The Suffragette movement is an important, albeit complicated part of history. Although it won British women the right to vote, that only included white women (a fact many gloss over).
A new movie starring Carey Mulligan and Meryl Streep, called Suffragette, focuses on this history. However, the cast is under fire for wearing tone-deaf shirts in a photo spread featured in Time Out London on Monday.
The T-shirts feature a quote from British suffragist Emmeline Pankhurst (played by Streep), which says, "I'd rather be a rebel than a slave." Critics condemned the shirts online, saying that they "[ignore] the historical context of the term 'slave,'" and the fact that black women didn't get the right to vote until the 1960s.
As race-focused website Colorlines pointed out, just because the quote was said by an actual suffragist, that doesn't mean it's appropriate to say today.
Right.
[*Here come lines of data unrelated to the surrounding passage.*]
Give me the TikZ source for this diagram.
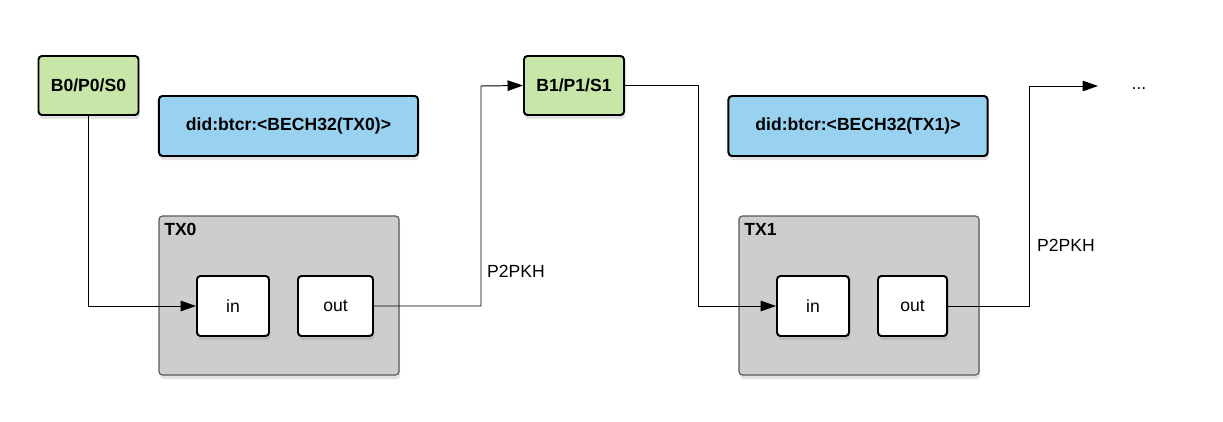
\documentclass[tikz,border=0pt]{standalone}
\usepackage{fontspec}
\setmainfont{Liberation Sans}
\usetikzlibrary{shadows,arrows.meta}

\definecolor{keygreen}{RGB}{199,230,168}
\definecolor{didblue}{RGB}{153,209,240}
\definecolor{txgray}{RGB}{205,205,205}

\tikzset{
  shade box/.style={rounded corners=2.5pt, drop shadow={shadow xshift=0.8pt, shadow yshift=-3pt, opacity=0.22}},
  keybox/.style={shade box, draw, line width=1.4pt, fill=keygreen, minimum width=2.5cm, minimum height=1.475cm, font=\fontsize{12.5}{15}\selectfont\bfseries},
  didbox/.style={shade box, draw, line width=1.4pt, fill=didblue, minimum width=6.475cm, minimum height=1.5cm, font=\fontsize{12.5}{15}\selectfont\bfseries},
  txbox/.style={shade box, draw=black!65, line width=0.8pt, fill=txgray, minimum width=6cm, minimum height=3.975cm},
  iobox/.style={shade box, draw, line width=1.4pt, fill=white, minimum width=1.8cm, minimum height=1.5cm, font=\fontsize{12.5}{15}\selectfont},
  plain text/.style={font=\fontsize{12.5}{15}\selectfont},
  flow/.style={line width=0.7pt, -{Triangle[length=11pt,width=7.5pt]}}
}

\begin{document}
\begin{tikzpicture}[x=0.025cm, y=-0.025cm]
        \useasboundingbox (0,0) rectangle (1223,421);

        % draw first block
        \node[keybox] (b0) at (88.5,85.5) {B0/P0/S0};
        \node[didbox] (did0) at (288.5,126) {did:btcr:<BECH32(TX0)>};
        \node[txbox] (tx0) at (279,295.5) {};
        \node[anchor=north west, inner sep=0pt, font=\fontsize{12.5}{15}\selectfont\bfseries] (tx0label) at (164,223) {TX0};
        \node[iobox] (in0) at (233,306) {in};
        \node[iobox, minimum width=1.875cm] (out0) at (335.5,306) {out};

        % draw second block
        \node[keybox] (b1) at (574,85.5) {B1/P1/S1};
        \node[didbox] (did1) at (858,126) {did:btcr:<BECH32(TX1)>};
        \node[txbox] (tx1) at (859,295.5) {};
        \node[anchor=north west, inner sep=0pt, font=\fontsize{12.5}{15}\selectfont\bfseries] (tx1label) at (744,223) {TX1};
        \node[iobox] (in1) at (813,306) {in};
        \node[iobox, minimum width=1.725cm] (out1) at (912.5,306) {out};

        % draw bends and loose ends
        \coordinate (bend0) at (481,86);
        \coordinate (bend1) at (698,306);
        \coordinate (bend2) at (1029,86);
        \coordinate (next) at (1098,86);
        \node[plain text] (dots) at (1139,89) {...};
        \node[plain text] (p2pkh0) at (516,271) {P2PKH};
        \node[plain text] (p2pkh1) at (1066,245) {P2PKH};

        % draw connectors
        \draw[flow] (b0.south) |- (in0.west);
        \draw[flow] (out0.east) -| (bend0) -- (b1.west);
        \draw[flow] (b1.east) -| (bend1) -- (in1.west);
        \draw[flow] (out1.east) -| (bend2) -- (next);
    \end{tikzpicture}
\end{document}
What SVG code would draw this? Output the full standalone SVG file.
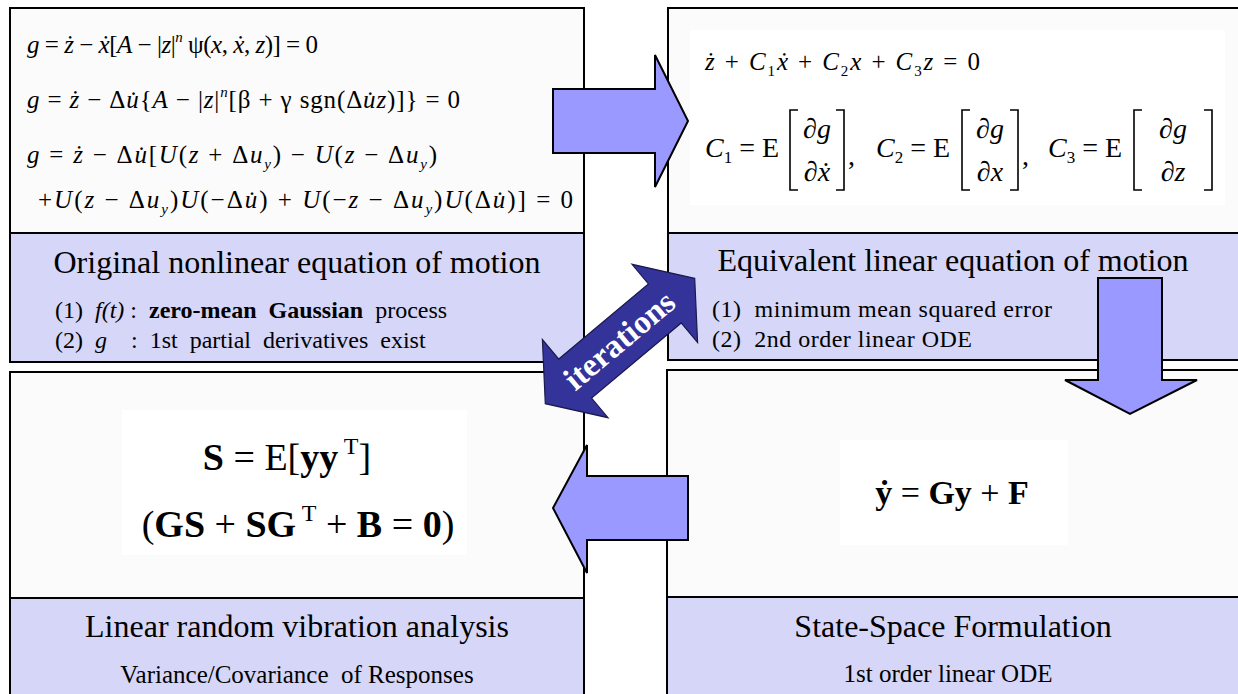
<svg xmlns="http://www.w3.org/2000/svg" width="1238" height="694" viewBox="0 0 1238 694">
<style>
.box{fill:#fbfbfb;stroke:#000;stroke-width:2}
.band{fill:#d6d6f8;stroke:#000;stroke-width:2}
.img{fill:#fff}
.arr{fill:#9999ff;stroke:#000;stroke-width:2}
.iter{fill:#333399;stroke:#1a1a4d;stroke-width:1.2}
.brk{fill:none;stroke:#000;stroke-width:1.6}
text{font-family:"Liberation Serif","Times New Roman",serif;fill:#000}
.title{font-size:32px;text-anchor:middle}
.item{font-size:24px}
.sub{font-size:25px;text-anchor:middle}
.eq{font-size:25px}
.eq2{font-size:28px}
.f{font-size:38px}
.f2{font-size:34px}
.i{font-style:italic}
.b{font-weight:bold}
.n{font-weight:normal}
.sm{font-size:15px}
.sm2{font-size:17px}
.sm3{font-size:24px}
.it{font-size:33px;font-weight:bold;fill:#fff;text-anchor:middle}
</style>
<rect x="0" y="0" width="1238" height="694" fill="#fff"/>

<g id="node-original">
<rect class="box" x="10" y="8" width="574" height="354"/>
<rect class="band" x="10" y="233" width="574" height="129"/>
<text class="eq" x="27" y="53" textLength="291"><tspan class="i">g</tspan> = <tspan class="i">ż</tspan> − <tspan class="i">ẋ</tspan>[<tspan class="i">A</tspan> − |<tspan class="i">z</tspan>|<tspan class="i sm" dy="-11">n</tspan><tspan dy="11"> ψ(</tspan><tspan class="i">x</tspan>, <tspan class="i">ẋ</tspan>, <tspan class="i">z</tspan>)] = 0</text>
<text class="eq" x="27" y="108" textLength="433"><tspan class="i">g</tspan> = <tspan class="i">ż</tspan> − Δ<tspan class="i">u̇</tspan>{<tspan class="i">A</tspan> − |<tspan class="i">z</tspan>|<tspan class="i sm" dy="-11">n</tspan><tspan dy="11">[β + γ sgn(Δ</tspan><tspan class="i">u̇z</tspan>)]} = 0</text>
<text class="eq" x="27" y="163" textLength="410"><tspan class="i">g</tspan> = <tspan class="i">ż</tspan> − Δ<tspan class="i">u̇</tspan>[<tspan class="i">U</tspan>(<tspan class="i">z</tspan> + Δ<tspan class="i">u</tspan><tspan class="i sm" dy="6">y</tspan><tspan dy="-6">) − </tspan><tspan class="i">U</tspan>(<tspan class="i">z</tspan> − Δ<tspan class="i">u</tspan><tspan class="i sm" dy="6">y</tspan><tspan dy="-6">)</tspan></text>
<text class="eq" x="38" y="208" textLength="535">+<tspan class="i">U</tspan>(<tspan class="i">z</tspan> − Δ<tspan class="i">u</tspan><tspan class="i sm" dy="6">y</tspan><tspan dy="-6">)</tspan><tspan class="i">U</tspan>(−Δ<tspan class="i">u̇</tspan>) + <tspan class="i">U</tspan>(−<tspan class="i">z</tspan> − Δ<tspan class="i">u</tspan><tspan class="i sm" dy="6">y</tspan><tspan dy="-6">)</tspan><tspan class="i">U</tspan>(Δ<tspan class="i">u̇</tspan>)] = 0</text>
<text class="title" x="297" y="273">Original nonlinear equation of motion</text>
<text class="item" x="55" y="318" xml:space="preserve">(1)  <tspan class="i">f(t)</tspan> :  <tspan class="b">zero-mean  Gaussian</tspan>  process</text>
<text class="item" x="55" y="348" xml:space="preserve">(2)  <tspan class="i">g</tspan>    :  1st  partial  derivatives  exist</text>
</g>

<g id="node-equivalent">
<rect class="box" x="668" y="8" width="580" height="352"/>
<rect class="img" x="690" y="30" width="535" height="175"/>
<rect class="band" x="668" y="233" width="580" height="127"/>
<text class="eq" x="705" y="70" textLength="275"><tspan class="i">ż</tspan> + <tspan class="i">C</tspan><tspan class="sm" dy="6">1</tspan><tspan class="i" dy="-6">ẋ</tspan> + <tspan class="i">C</tspan><tspan class="sm" dy="6">2</tspan><tspan class="i" dy="-6">x</tspan> + <tspan class="i">C</tspan><tspan class="sm" dy="6">3</tspan><tspan class="i" dy="-6">z</tspan> = 0</text>
<text class="eq2" x="705" y="157"><tspan class="i">C</tspan><tspan class="sm2" dy="6">1</tspan><tspan dy="-6"> = E</tspan></text>
<path class="brk" d="M798,110 H790 V190 H798 M836,110 H844 V190 H836"/>
<text class="eq2 i" x="817" y="138" text-anchor="middle">∂g</text>
<text class="eq2 i" x="817" y="181" text-anchor="middle">∂ẋ</text>
<text class="eq2" x="848" y="165">,</text>
<text class="eq2" x="876" y="157"><tspan class="i">C</tspan><tspan class="sm2" dy="6">2</tspan><tspan dy="-6"> = E</tspan></text>
<path class="brk" d="M970,110 H962 V190 H970 M1010,110 H1018 V190 H1010"/>
<text class="eq2 i" x="990" y="138" text-anchor="middle">∂g</text>
<text class="eq2 i" x="990" y="181" text-anchor="middle">∂x</text>
<text class="eq2" x="1022" y="165">,</text>
<text class="eq2" x="1048" y="157"><tspan class="i">C</tspan><tspan class="sm2" dy="6">3</tspan><tspan dy="-6"> = E</tspan></text>
<path class="brk" d="M1142,110 H1134 V190 H1142 M1204,110 H1212 V190 H1204"/>
<text class="eq2 i" x="1173" y="138" text-anchor="middle">∂g</text>
<text class="eq2 i" x="1173" y="181" text-anchor="middle">∂z</text>
<text class="title" x="953" y="271">Equivalent linear equation of motion</text>
<text class="item" x="712" y="317" xml:space="preserve" textLength="340">(1)  minimum mean squared error</text>
<text class="item" x="712" y="347" xml:space="preserve" textLength="260">(2)  2nd order linear ODE</text>
</g>

<g id="node-linear-random">
<rect class="box" x="10" y="372" width="574" height="330"/>
<rect class="img" x="122" y="410" width="345" height="145"/>
<rect class="band" x="10" y="598" width="574" height="104"/>
<text class="f" x="287" y="470" text-anchor="middle"><tspan class="b">S</tspan> = E[<tspan class="b">yy</tspan><tspan class="sm3" dy="-16"> T</tspan><tspan dy="16">]</tspan></text>
<text class="f" x="298" y="537" text-anchor="middle">(<tspan class="b">GS</tspan> + <tspan class="b">SG</tspan><tspan class="sm3" dy="-16"> T</tspan><tspan dy="16"> + </tspan><tspan class="b">B</tspan> = <tspan class="b">0</tspan>)</text>
<text class="title" x="297" y="637">Linear random vibration analysis</text>
<text class="sub" x="297" y="683" xml:space="preserve">Variance/Covariance  of Responses</text>
</g>

<g id="node-state-space">
<rect class="box" x="667" y="370" width="580" height="332"/>
<rect class="img" x="840" y="440" width="228" height="105"/>
<rect class="band" x="667" y="597" width="580" height="105"/>
<text class="f2 b" x="952" y="504" text-anchor="middle">ẏ <tspan class="n">=</tspan> Gy <tspan class="n">+</tspan> F</text>
<text class="title" x="953" y="637">State-Space Formulation</text>
<text class="sub" x="948" y="682">1st order linear ODE</text>
</g>

<g id="connectors">
<polygon class="arr" points="553,89 655,89 655,55 688,121 655,187 655,153 553,153"/>
<polygon class="arr" points="1098,278 1162,278 1162,380 1197,380 1130,414 1065,380 1098,380"/>
<polygon class="arr" points="688,476 587,476 587,445 553,508 587,573 587,540 688,540"/>
<g id="iterations" transform="translate(620,341) rotate(-40)">
<polygon class="iter" points="97.5,0 58.5,-51 58.5,-25.5 -58.5,-25.5 -58.5,-51 -97.5,0 -58.5,51 -58.5,25.5 58.5,25.5 58.5,51"/>
<text class="it" x="0" y="10">iterations</text>
</g>
</g>
</svg>
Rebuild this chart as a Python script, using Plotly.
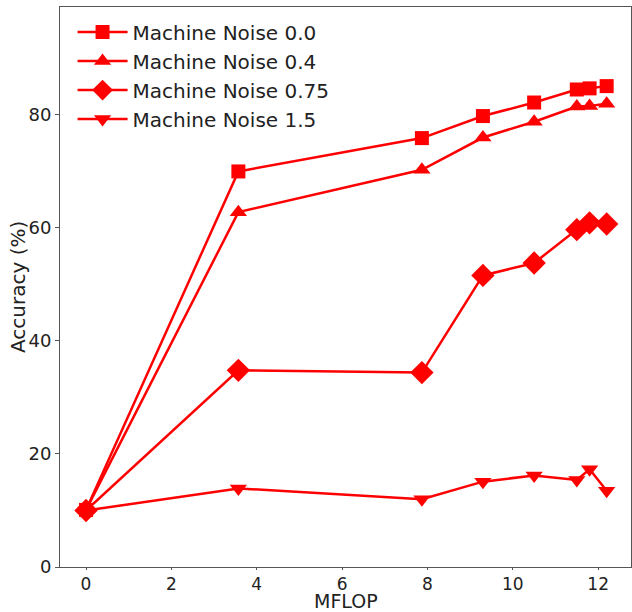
import plotly.graph_objects as go

mflop = [0, 3.57, 7.87, 9.3, 10.5, 11.5, 11.8, 12.2]
noise_00 = [10.1, 70.0, 75.9, 79.8, 82.2, 84.5, 84.7, 85.1]
noise_04 = [10.1, 62.8, 70.3, 76.0, 78.8, 81.5, 81.6, 82.0]
noise_075 = [10.0, 34.8, 34.4, 51.6, 53.8, 59.7, 60.9, 60.7]
noise_15 = [10.0, 13.9, 12.0, 15.1, 16.2, 15.4, 17.3, 13.5]

series = [
    ("Machine Noise 0.0", noise_00, "square", 14),
    ("Machine Noise 0.4", noise_04, "triangle-up", 15),
    ("Machine Noise 0.75", noise_075, "diamond", 18),
    ("Machine Noise 1.5", noise_15, "triangle-down", 15),
]

fig = go.Figure()
for name, vals, sym, sz in series:
    fig.add_trace(go.Scatter(
        x=mflop, y=vals, name=name, mode="lines+markers",
        line=dict(color="#ff0000", width=2.5),
        marker=dict(symbol=sym, size=sz, color="#ff0000"),
    ))

axis_common = dict(
    showgrid=False, zeroline=False, showline=True, mirror=True,
    linecolor="#555555", linewidth=1, ticks="outside", ticklen=4,
    tickcolor="#555555", tickfont=dict(size=18, color="#222222"),
    automargin=False,
)

fig.update_layout(
    width=632, height=612,
    margin=dict(l=60, r=1, t=7, b=45, autoexpand=False),
    paper_bgcolor="white", plot_bgcolor="white",
    font=dict(family="DejaVu Sans", color="#222222"),
    showlegend=True,
    legend=dict(x=0.022, y=0.99, xanchor="left", yanchor="top",
                font=dict(size=20), bgcolor="rgba(255,255,255,0)",
                itemwidth=50, tracegroupgap=0),
    xaxis=dict(range=[-0.61, 12.77], tickvals=[0, 2, 4, 6, 8, 10, 12],
               ticklen=2, tickfont=dict(size=17, color="#222222"),
               **{k: v for k, v in axis_common.items() if k not in ("ticklen", "tickfont")}),
    yaxis=dict(range=[0, 99.1], tickvals=[0, 20, 40, 60, 80],
               **axis_common),
    annotations=[
        dict(text="MFLOP", x=0.5, y=-0.0, xref="paper", yref="paper",
             yshift=-34, xanchor="center", yanchor="middle",
             showarrow=False, font=dict(size=19)),
        dict(text="Accuracy (%)", x=0, y=0.5, xref="paper", yref="paper",
             xshift=-42, xanchor="center", yanchor="middle", textangle=-90,
             showarrow=False, font=dict(size=20)),
    ],
)

fig.write_html("out.html", config={"displayModeBar": False},
               post_script="document.body.style.margin='0';document.body.style.overflow='hidden';")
Let's use a quote by Emmeline Pankhurst from a 1913 London rally for today. That makes sense. pic.twitter.com/OdHfygcO5a
Other Twitter users noted that the quote works against, rather than embraces, the concept of intersectionality.
The #Suffragette movement fought against the right for black people to vote. If your feminism is not intersectional, you are oppressive.
"I'd Rather Exaggerate My Oppression Than Acknowledge Yours" #whitefeminism #suffragette
Although it's unclear whether Suffragette touches on the movement's exclusion of minority women, this misstep highlights the need for a mainstream black feminist film.